Relevant wird vor allem die Frage nach der Unfallversicherung während der Probearbeit. Das Bundessozialgericht stellte 2019 klar (AZ B 2 U 1/18 R): Wer als Bewerber bei der Probearbeit die gleichen Tätigkeiten ausführt wie fest angestellte Mitarbeiter und sich dabei verletzt, ist über den Betrieb unfallversichert.

Jedoch heißt das nicht, dass jeder Probearbeitende grundsätzlich im Betrieb unfallversichert ist. Es kommt im Einzelfall unter anderem darauf an, wie stark Bewerber in Arbeitsabläufe eingebunden sind und in welchem Maße ihre Tätigkeit, der der im Betrieb Beschäftigten gleicht. Im Zweifel solltest du vor einem Probetag beim Unternehmen erfragen, von welcher Versicherungsregelung du ausgehen kannst.

Ein Kollege und eine Kollegin unterhalten sich über ihre Dokumente in einer Fabrik.
© istock.com/SolStock

Pro­be­ar­beit trotz Arbeits­ver­hält­nis: Frei­stel­lung, Urlaub – oder gar nichts sagen?

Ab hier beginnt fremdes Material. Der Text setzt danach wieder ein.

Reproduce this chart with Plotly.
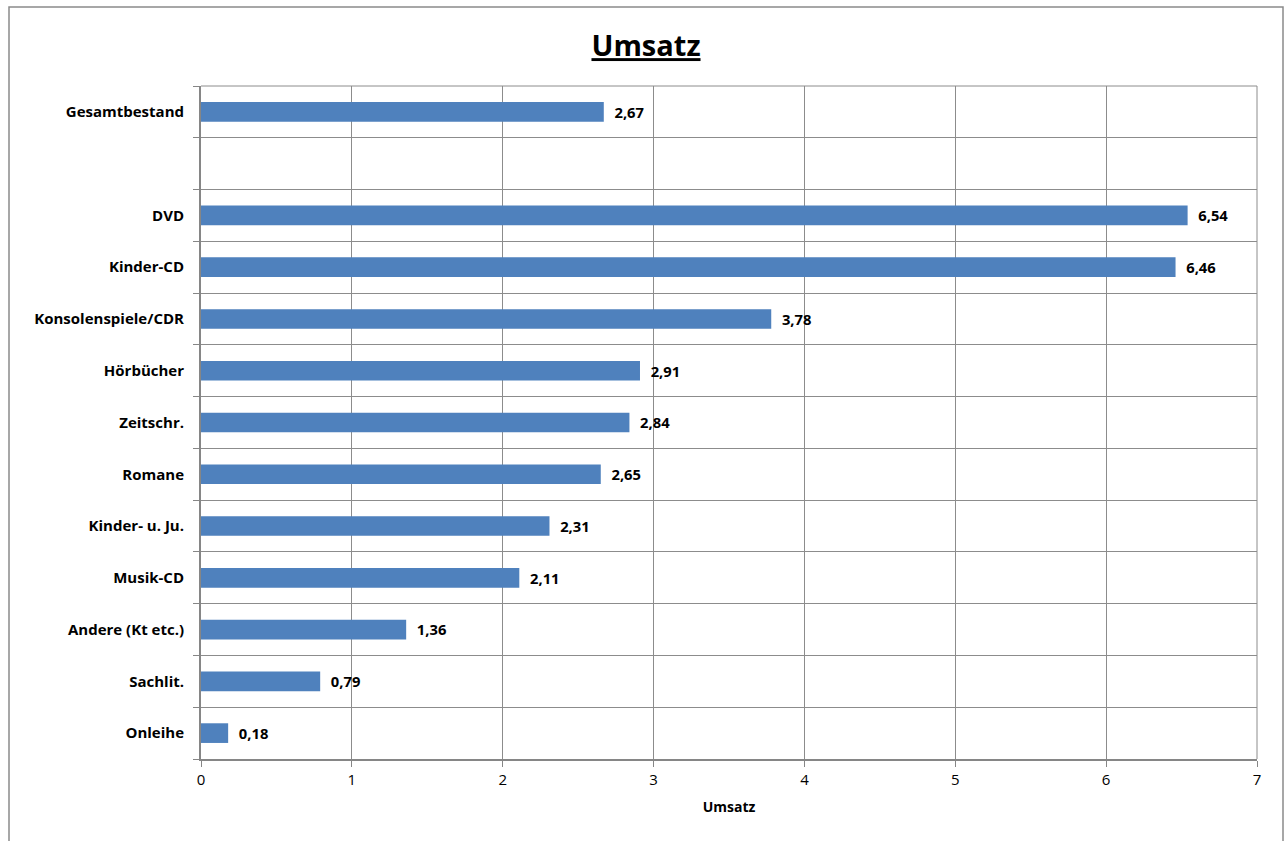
import plotly.graph_objects as go

categories = ["Onleihe", "Sachlit.", "Andere (Kt etc.)", "Musik-CD", "Kinder- u. Ju.",
              "Romane", "Zeitschr.", "Hörbücher", "Konsolenspiele/CDR", "Kinder-CD",
              "DVD", " ", "Gesamtbestand"]
values = [0.18, 0.79, 1.36, 2.11, 2.31, 2.65, 2.84, 2.91, 3.78, 6.46, 6.54, None, 2.67]
x_ticks = [0, 1, 2, 3, 4, 5, 6, 7]

labels = ["" if v is None else "\u00a0\u00a0" + f"{v:.2f}".replace(".", ",") for v in values]

FONT = "Open Sans"
W, H = 1287, 841
L, R, T, B = 201, 1257, 86, 759

fig = go.Figure(go.Bar(
    x=values, y=categories, orientation="h",
    marker=dict(color="#4F81BD", line=dict(width=0)),
    width=0.38,
    text=labels, textposition="outside", cliponaxis=False,
    textfont=dict(family=FONT, size=15, color="#000000", weight="bold"),
))

pw, ph = R - L, B - T
def px(x): return (x - L) / pw
def py(y): return (B - y) / ph

fig.update_layout(
    width=W, height=H,
    margin=dict(l=L, r=W - R, t=T, b=H - B),
    paper_bgcolor="white", plot_bgcolor="white",
    showlegend=False,
    separators=",.",
    title=dict(text="<b><u>Umsatz</u></b>", x=px(646), xref="paper", xanchor="center",
               y=1 - 46 / H, yanchor="middle",
               font=dict(family=FONT, size=29, color="#000000")),
    xaxis=dict(range=[0, 7], tickvals=x_ticks, showgrid=True, gridcolor="#8c8c8c", gridwidth=1,
               showline=True, linecolor="#868686", linewidth=2,
               ticks="outside", ticklen=6, tickcolor="#868686", tickwidth=1,
               tickfont=dict(family=FONT, size=15, color="#000000"),
               zeroline=False, fixedrange=True,
               title=dict(text="<b>Umsatz</b>", standoff=14,
                          font=dict(family=FONT, size=14, color="#000000"))),
    yaxis=dict(type="category", categoryorder="array", categoryarray=categories,
               tickson="boundaries", showgrid=True, gridcolor="#8c8c8c", gridwidth=1,
               showline=True, linecolor="#868686", linewidth=2,
               ticks="outside", ticklen=6, tickcolor="#868686", tickwidth=1,
               ticklabelstandoff=12,
               tickfont=dict(family=FONT, size=15, color="#000000", weight="bold"),
               fixedrange=True),
    bargap=0.62,
    shapes=[
        dict(type="line", xref="paper", yref="paper", x0=0, x1=1, y0=1, y1=1,
             line=dict(color="#8c8c8c", width=1)),
        dict(type="line", xref="paper", yref="paper", x0=1, x1=1, y0=0, y1=1,
             line=dict(color="#8c8c8c", width=1)),
        dict(type="rect", xref="paper", yref="paper",
             x0=px(9), x1=px(1283), y0=py(7), y1=py(850),
             line=dict(color="#8a8a8a", width=1.5), fillcolor="rgba(0,0,0,0)", layer="below"),
    ],
)

fig.write_html("out.html")
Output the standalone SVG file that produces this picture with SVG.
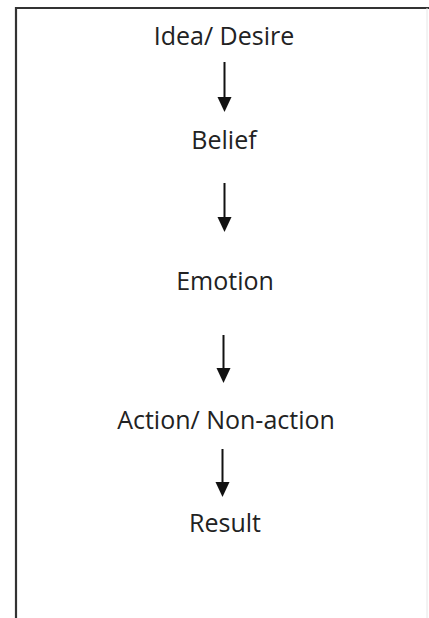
<svg xmlns="http://www.w3.org/2000/svg" width="429" height="618" viewBox="0 0 429 618">
<style>
.lbl{font-family:"Open Sans","Noto Sans","Liberation Sans",sans-serif;font-size:25px;fill:#222;text-anchor:middle}
.conn{stroke:#111;stroke-width:2;fill:none}
.head{fill:#111}
</style>
<rect x="0" y="0" width="429" height="618" fill="#fff"/>
<path d="M16,618 V8 H429" fill="none" stroke="#333" stroke-width="2.2"/>
<line x1="427" y1="8" x2="427" y2="618" stroke="#e6e6e6" stroke-width="1"/>
<g id="node-idea"><text class="lbl" x="224" y="45">Idea/ Desire</text></g>
<g id="node-belief"><text class="lbl" x="224" y="149">Belief</text></g>
<g id="node-emotion"><text class="lbl" x="225" y="290">Emotion</text></g>
<g id="node-action"><text class="lbl" x="226" y="429">Action/ Non-action</text></g>
<g id="node-result"><text class="lbl" x="225" y="532">Result</text></g>
<g id="connectors">
<line class="conn" x1="224.5" y1="62" x2="224.5" y2="99"/>
<polygon class="head" points="217.5,97 231.5,97 224.5,112"/>
<line class="conn" x1="224.5" y1="183" x2="224.5" y2="219"/>
<polygon class="head" points="217.5,217 231.5,217 224.5,232"/>
<line class="conn" x1="223.5" y1="335" x2="223.5" y2="370"/>
<polygon class="head" points="216.5,368 230.5,368 223.5,383"/>
<line class="conn" x1="222.5" y1="449" x2="222.5" y2="484"/>
<polygon class="head" points="215.5,482 229.5,482 222.5,497"/>
</g>
</svg>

Du hast aktuell einen Job, möchtest aber deine Möglichkeiten auf dem Arbeitsmarkt ausloten und hast dich woanders beworben? Wenn du nun zur Probearbeit eingeladen wirst, kann es rechtlich heikel werden. Denn damit könntest du gegen Bestimmungen in deinem Arbeitsvertrag verstoßen: Im Regelfall muss es der Arbeitgeber nämlich nicht hinnehmen, dass seine Beschäftigten anderswo zur Probe arbeiten. Arbeitest du bei einem direkten Konkurrenten zur Probe und fliegst dabei auf, kann dir sogar eine fristlose Kündigung drohen.

Heimliche Probearbeit während der Arbeitszeit oder einer Krankschreibung ist natürlich absolut tabu. Damit verspielst du dein Vertrauensverhältnis zum Arbeitgeber und riskierst eine Abmahnung. Für viele Arbeitnehmer liegt daher der Schluss nahe, für die Probearbeit einfach Urlaub zu nehmen. In diesem Fall ist Streit mit dem Arbeitgeber weniger wahrscheinlich. Aber auch das ist arbeitsrechtlich zumindest fragwürdig, denn dein Urlaub dient grundsätzlich deiner Erholung und nicht dazu, woanders zu arbeiten.

Wenn du auf Nummer sicher gehen willst, bleibt dir daher meist nur, mit offenen Karten zu spielen und das Gespräch mit dem jetzigen Arbeitgeber zu suchen. Umso leichter fällt das, wenn du beispielsweise befristet beschäftigt bist oder gekündigt wurdest. Dann hast du sogar gemäß § 629 Bürgerliches Gesetzbuch (BGB) einen gesetzlichen Anspruch darauf, für die Jobsuche freigestellt zu werden.

Wenn die Lage im Betrieb unsicher ist, sodass betriebsbedingte Kündigung drohen, hast du ebenfalls einen guten Grund, um eine Freistellung für die Probearbeit zu bitten. In allen anderen Fällen solltest du je nach Verhältnis zum Arbeitgeber gut abwägen, wie offen du deine Jobsuche kommunizierst und welches Risiko du einzugehen bereit bist.